** WORK TO COMPLETE **
Write out the listing, please, but only from its first line through the line containing "years = list(range(1982, 1997))", exactly as given and without pictures.

** SOURCE DATA **
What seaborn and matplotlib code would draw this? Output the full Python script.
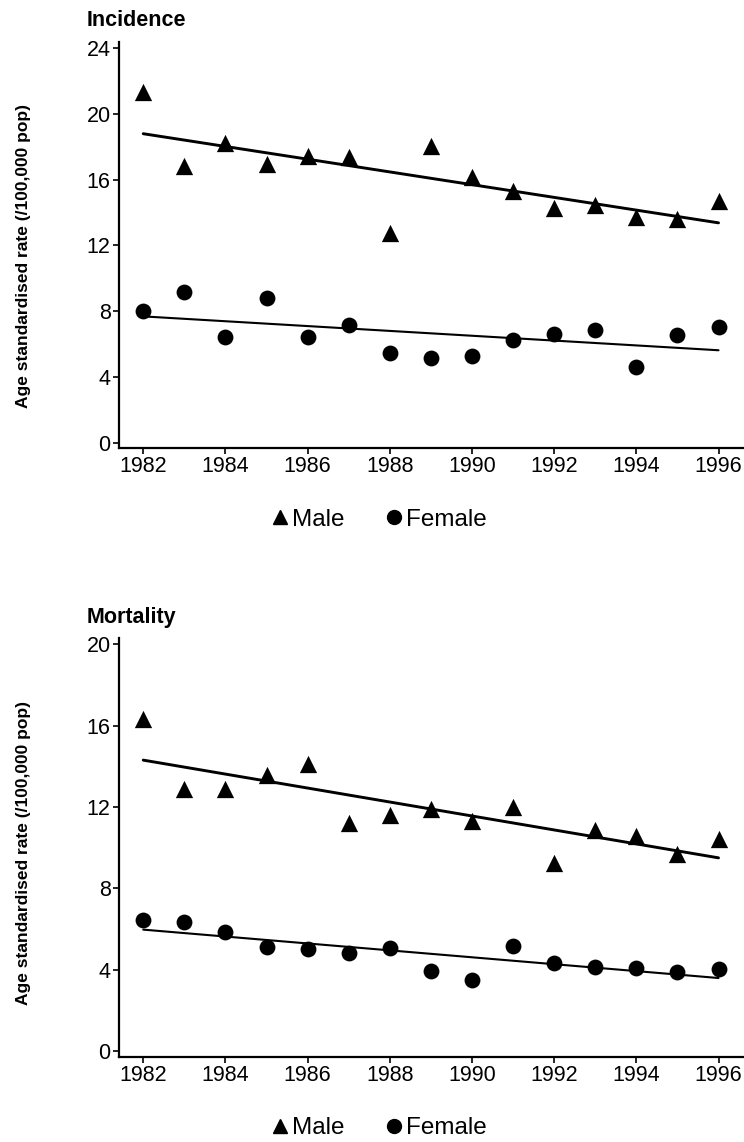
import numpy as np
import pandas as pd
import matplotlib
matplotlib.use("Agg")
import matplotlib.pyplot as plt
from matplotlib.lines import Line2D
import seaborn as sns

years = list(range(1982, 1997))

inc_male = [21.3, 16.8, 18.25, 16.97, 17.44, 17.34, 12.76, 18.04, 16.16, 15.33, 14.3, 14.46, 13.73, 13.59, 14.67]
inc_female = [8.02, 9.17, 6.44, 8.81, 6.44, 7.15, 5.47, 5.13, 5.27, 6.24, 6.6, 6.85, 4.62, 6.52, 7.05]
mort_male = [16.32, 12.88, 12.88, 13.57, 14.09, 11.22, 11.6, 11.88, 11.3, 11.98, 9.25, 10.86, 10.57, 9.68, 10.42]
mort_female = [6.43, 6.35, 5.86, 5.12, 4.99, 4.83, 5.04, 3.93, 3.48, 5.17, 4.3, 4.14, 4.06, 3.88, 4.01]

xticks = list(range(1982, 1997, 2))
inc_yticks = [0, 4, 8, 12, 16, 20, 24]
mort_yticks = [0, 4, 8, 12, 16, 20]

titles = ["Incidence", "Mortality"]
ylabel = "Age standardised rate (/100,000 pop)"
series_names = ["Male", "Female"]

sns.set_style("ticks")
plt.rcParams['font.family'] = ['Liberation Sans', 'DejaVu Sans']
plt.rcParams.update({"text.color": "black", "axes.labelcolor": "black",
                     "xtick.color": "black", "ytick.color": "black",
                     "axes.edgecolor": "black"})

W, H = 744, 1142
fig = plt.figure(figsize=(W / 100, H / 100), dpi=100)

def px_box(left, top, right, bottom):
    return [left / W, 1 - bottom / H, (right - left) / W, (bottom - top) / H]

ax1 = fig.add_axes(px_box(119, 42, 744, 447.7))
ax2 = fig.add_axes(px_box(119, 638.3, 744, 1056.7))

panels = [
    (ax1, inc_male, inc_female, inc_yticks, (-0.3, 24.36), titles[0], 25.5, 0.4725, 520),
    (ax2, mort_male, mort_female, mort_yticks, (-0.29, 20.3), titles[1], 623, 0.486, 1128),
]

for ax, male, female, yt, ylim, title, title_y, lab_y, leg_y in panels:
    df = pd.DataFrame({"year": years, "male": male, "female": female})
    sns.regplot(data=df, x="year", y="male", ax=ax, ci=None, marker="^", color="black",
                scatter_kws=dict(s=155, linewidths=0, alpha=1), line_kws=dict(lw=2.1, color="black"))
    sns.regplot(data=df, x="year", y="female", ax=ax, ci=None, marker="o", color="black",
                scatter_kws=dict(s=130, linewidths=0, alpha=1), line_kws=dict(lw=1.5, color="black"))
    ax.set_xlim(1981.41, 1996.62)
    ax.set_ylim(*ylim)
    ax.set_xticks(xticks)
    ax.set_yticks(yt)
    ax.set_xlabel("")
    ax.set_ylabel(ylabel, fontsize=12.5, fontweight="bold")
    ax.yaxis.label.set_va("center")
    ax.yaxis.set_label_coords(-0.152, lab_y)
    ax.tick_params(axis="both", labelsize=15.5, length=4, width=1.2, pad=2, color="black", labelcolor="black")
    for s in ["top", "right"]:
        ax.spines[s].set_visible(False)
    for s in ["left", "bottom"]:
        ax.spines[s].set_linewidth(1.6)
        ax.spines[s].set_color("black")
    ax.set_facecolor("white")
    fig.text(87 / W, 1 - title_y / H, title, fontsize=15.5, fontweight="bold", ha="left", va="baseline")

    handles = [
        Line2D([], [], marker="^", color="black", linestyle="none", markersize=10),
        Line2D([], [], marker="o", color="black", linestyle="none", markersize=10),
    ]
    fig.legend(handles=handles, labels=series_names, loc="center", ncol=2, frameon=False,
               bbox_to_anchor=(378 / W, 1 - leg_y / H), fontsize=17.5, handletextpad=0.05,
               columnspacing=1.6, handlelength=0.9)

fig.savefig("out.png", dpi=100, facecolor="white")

** RESPONSE TO THE EXERCISE **
What seaborn and matplotlib code would draw this? Output the full Python script.
import numpy as np
import pandas as pd
import matplotlib
matplotlib.use("Agg")
import matplotlib.pyplot as plt
from matplotlib.lines import Line2D
import seaborn as sns

years = list(range(1982, 1997))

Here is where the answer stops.